Lie Ryan lie.1296 at gmail.com
Mon Oct 12 16:32:13 CEST 2009


Jason Willis wrote:
> I've recently been going through "Python Programming, for the Absolute
> Beginner"  Second Edition, By Michael Dawson
> 
> I'm running python 2.5.4 on a windows xp home machine.
> 
> So my question boils down to this:
> 
> At the end of one of his chapters there is a challenge to write a
> program that flips a "coin" 100 times then outputs the number of heads
> or tails it hit.
> 
> I wrote this:
> 

Let's break the program down:

> import random

on this line you're importing an external module. In python (and in
practically all languages), the random module is used to generate random
numbers. In practically all languages, there are mechanisms to use codes
written in another file, probably written by someone else. random is one
such external code. In python, this external code is called a module,
and the import mechanism allows you to use whatever code is in the
random module. The random module is part of python's standard library
and comes together when you installed python. Later, you will learn how
to create your own modules and how to import modules you've written
yourself. But how precisely the import mechanism works is not really
important right now.




> flip = 0
> head = 0
> tails = 0

Here you created some variables and assigned values to them;
specifically 0s.




> while flip != 100:

while-loop will repeat the block of code below it until "flip != 100"
evaluates to false. "flip != 100" evaluates to false when the value of
flip is 100.




>     flip += 1

the flip is your loop counter; you increment (add by one) every time the
block is run.




>     coin = random.randrange(2)

you call a function in the random module called randrange(). A function
is a piece of code that is meant for reuse; you can write your own
function like this:

def add(argument1, argument2):
    sum = argument1 + argument2
    return sum

and later in your code you could call add(3, 2) to get 5.
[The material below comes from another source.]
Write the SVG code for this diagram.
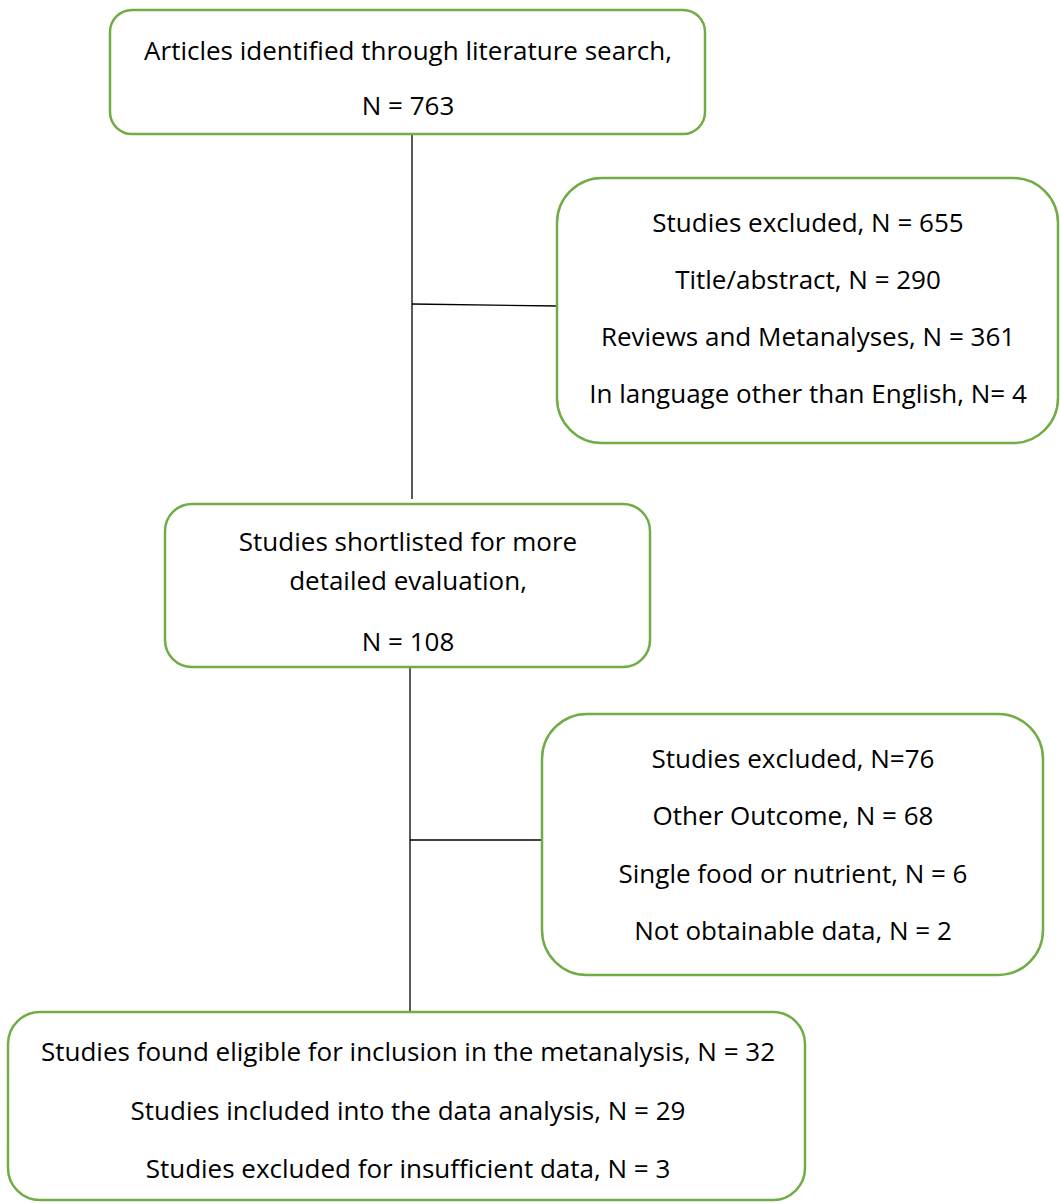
<svg xmlns="http://www.w3.org/2000/svg" width="1060" height="1203" viewBox="0 0 1060 1203">
<style>
.box{fill:#fff;stroke:#70AD47;stroke-width:2.5}
.t{font-family:"Open Sans","Liberation Sans",sans-serif;font-size:26px;fill:#000;text-anchor:middle}
.c{stroke:#000;stroke-width:1.3;fill:none}
</style>
<rect width="1060" height="1203" fill="#fff"/>
<g id="connectors">
<line class="c" x1="412" y1="134" x2="412" y2="499"/>
<line class="c" x1="412" y1="304" x2="557" y2="306"/>
<line class="c" x1="410" y1="667" x2="410" y2="1012"/>
<line class="c" x1="410" y1="840" x2="542" y2="840"/>
</g>
<g id="n1">
<rect class="box" x="110" y="10" width="595" height="124" rx="22"/>
<text class="t" x="408" y="60">Articles identified through literature search,</text>
<text class="t" x="408" y="115">N = 763</text>
</g>
<g id="n2">
<rect class="box" x="557" y="178" width="501" height="265" rx="45"/>
<text class="t" x="808" y="232">Studies excluded, N = 655</text>
<text class="t" x="808" y="289">Title/abstract, N = 290</text>
<text class="t" x="808" y="346">Reviews and Metanalyses, N = 361</text>
<text class="t" x="808" y="403">In language other than English, N= 4</text>
</g>
<g id="n3">
<rect class="box" x="165" y="504" width="485" height="163" rx="27"/>
<text class="t" x="408" y="551">Studies shortlisted for more</text>
<text class="t" x="408" y="590">detailed evaluation,</text>
<text class="t" x="408" y="651">N = 108</text>
</g>
<g id="n4">
<rect class="box" x="542" y="714" width="501" height="261" rx="45"/>
<text class="t" x="793" y="768">Studies excluded, N=76</text>
<text class="t" x="793" y="825">Other Outcome, N = 68</text>
<text class="t" x="793" y="883">Single food or nutrient, N = 6</text>
<text class="t" x="793" y="940">Not obtainable data, N = 2</text>
</g>
<g id="n5">
<rect class="box" x="8" y="1012" width="797" height="188" rx="32"/>
<text class="t" x="408" y="1061">Studies found eligible for inclusion in the metanalysis, N = 32</text>
<text class="t" x="408" y="1120">Studies included into the data analysis, N = 29</text>
<text class="t" x="408" y="1178">Studies excluded for insufficient data, N = 3</text>
</g>
</svg>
random.randrange() is one such functions that is defined by the random
module. randrange(n) returns a random number between 0 and n-1 (i.e. in
your case between 0 and 1). There are various advantages on returning
between 0 and n-1 instead of between 0 and n, but the justifications are
not important now.



>     if coin == 0
>         head += 1
>     elif coin == 1
>         tails += 1

That code does the main work that increment head by 1 when when coin is
0 or tails when coin is 1.




> print head, tails

and finally you printed the result to the screen.


> raw_input("\n<return>")
> 
> 
> I honestly don't know how code works and would appreciate someone
> explaining it to me?
> 
> Using logic, I shouldn't be able to write the program due to my limited
> skills so  i  don't know how to explain HOW i wrote it because it just
> sort of happened. I was sitting home one night and it just came out
> itself.  I know that's not much of an explanation but there it is.
> 

Why the pessimism? You have written a correct code (except for a few
minor syntactical issue). Congratulations for your first program.